Bon nombre de gens nous comparent, Edward Snowden et moi, et lui reprochent d’avoir quitté le pays et de chercher asile à l’étranger plutôt que de se présenter devant un tribunal comme je l’ai fait. Je pense qu’ils ont tort. Mon histoire remonte à une autre époque, et les Etats-Unis n’étaient pas ce qu’ils sont aujourd’hui.
Le 15 juin 1971, le New York Times a reçu l’ordre de ne pas publier les « papiers du Pentagone », ce qui constituait une première dans l’histoire de la presse américaine. Après avoir transmis une autre copie des documents au Washington Post (qui a ensuite reçu la même interdiction que le New York Times), ma femme et moi avons disparu de la circulation pendant treize jours.
Mon objectif était d’échapper à la surveillance des autorités (un peu comme Snowden lorsqu’il a décidé de partir pour Hong Kong), pendant qu’avec l’aide de plusieurs autres personnes – encore inconnues du FBI – nous nous organisions pour faire passer les documents à dix-sept autres journaux, malgré deux injonctions. J’ai passé les trois derniers jours en violation du mandat d’arrêt lancé contre moi. J’étais comme Snowden : j’essayais de me soustraire à la justice.
Je me suis rendu aux autorités de Boston après avoir envoyé mon dernier lot de documents la nuit précédente. J’ai été remis en liberté sous caution le jour même. Plus tard, alors que je faisais l’objet non plus de trois mais de douze chefs d’accusation (j’encourais alors une peine de cent quinze ans d’emprisonnement), ma caution a été relevée à 50 000 dollars.
Mais durant les deux années où je me suis trouvé formellement accusé, je suis resté libre de parler aux médias, dans des rassemblements et des conférences publiques. Je faisais partie d’un mouvement hostile à la guerre. Ma première préoccupation était de mettre fin à cette guerre. Comme je ne pouvais pas le faire depuis l’étranger, je n’ai jamais pensé à quitter les Etats-Unis.

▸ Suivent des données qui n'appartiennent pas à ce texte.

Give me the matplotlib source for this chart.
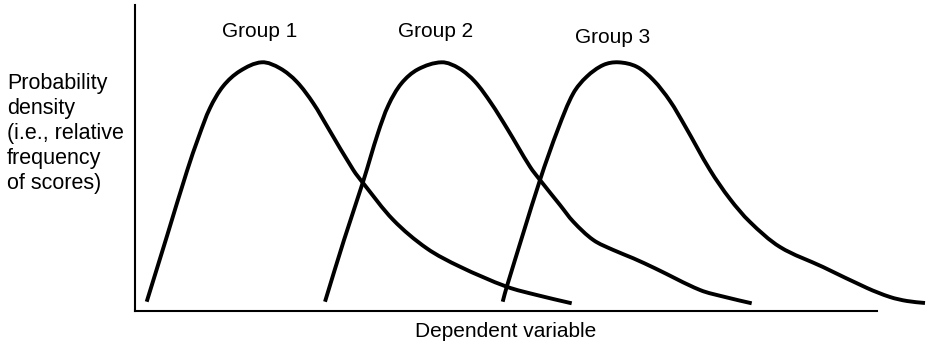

Cela serait impossible aujourd’hui. Il serait impossible qu’un procès se termine par la révélation d’actes incontestablement criminels (et considérés comme tels à l’époque de Nixon) commis par la Maison-Blanche. Aujourd’hui tous ces actes (...) sont jugés légaux (y compris celui visant à me placer « dans une totale incapacité » de nuire).